Unlocking the secrets of the sea: How Japanese scientists are working to improve tsunami warning systems

The Hunga Tonga-Hunga Ha'apai volcano in Tonga erupted on January 15, 2022, causing massive amounts of energy to be released into the atmosphere and ocean, leading to tsunamis across the Pacific Ocean. The Shocks, Solitons, and Turbulence Unit of the Okinawa Institute of Science and Technology (OIST) in Japan has conducted research into the disturbances in the atmosphere and ocean during this event and has developed a supercomputer model to enhance the current tsunami early warning systems.

Stephen Winn, a research technician in the unit and first author of the research article, stated “It's important to know how the atmospheric wave changes in time to make accurate predictions that would be of use for warning systems.”    
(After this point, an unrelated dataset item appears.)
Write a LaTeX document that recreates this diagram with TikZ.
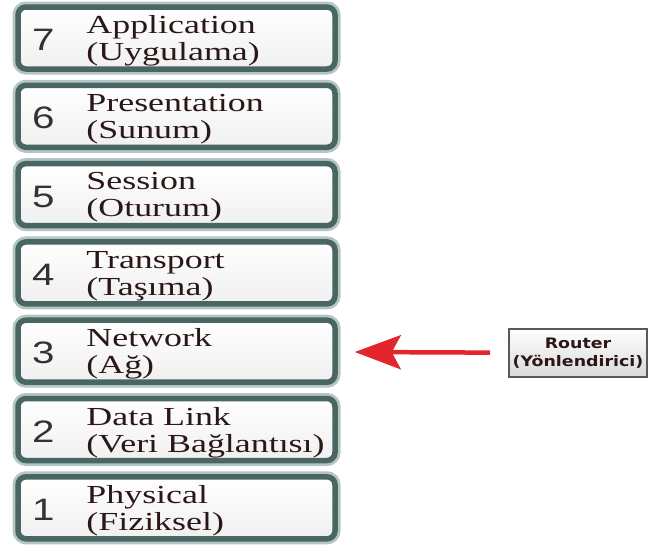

Unlike a regular tsunami caused by a rapid movement of the seabed, the large waves caused by the Tonga explosion were also influenced by a pressure wave hundreds of kilometers wide released into the atmosphere. The atmospheric pressure wave first moved upwards and then spread outwards traveling at 1,141 km/h on average, about 400km/h faster than a regular tsunami can travel in deep water. It traveled around the earth causing waves as far away as the Mediterranean Sea. “This was the first event of its kind recorded in detail by modern instruments,” Prof. Emile Touber, leader of the Shocks, Solitons and Turbulence Unit stated. 

As the atmospheric wave travels above the ocean, it displaces the body of water underneath, creating waves that travel faster than a regular tsunami. “Normally, a tsunami wave created in the Pacific would not reach the Mediterranean because it would have to travel around land masses to get there, but atmospheric waves are not restricted, traveling over those land masses,” Dr. Adel Sarmiento, a postdoc researcher at the unit explained. This is why the wave can reach worldwide and has a broader impact than a regular tsunami.  

The scientists used measurements from the Tonga event to validate their model and used a state-of-the-art code, dNami, co-developed by Dr. Nicolas Alferez at the Conservatoire National des Arts et Métiers in Paris, France, to rapidly simulate the earth during the event using the supercomputer at OIST. The code allows them to create simulations in satisfactory resolution, faster than real-time, so that they are useful for improving warning systems in the future.

Prof. Touber explained that they can now more accurately predict the arrival time and height of a wave at a specific location and rapidly identify areas at high risk. 

Hurricanes and typhoons can also cause disturbances in the atmosphere that interact with the sea, causing significant water level changes that will affect coastlines. “With our model, we can explore what might happen to the water flow as it approaches the coast if the sea level changes by a certain amount with certain typical storm conditions,” Prof. Touber said. “This can help decide on the kind of coastal defense systems that should be put in place for storm-related surges.” 

A group of scientists from Japan conducted a study on the interactions between the ocean and atmosphere that occurred after the Tonga volcano eruption. The results of the study were very promising as they developed a model that has the potential to predict high-risk areas with great accuracy and improve the existing tsunami warning systems. This research is a major milestone in understanding the complex interplay between the ocean and atmosphere and has the potential to save many lives and properties in the future.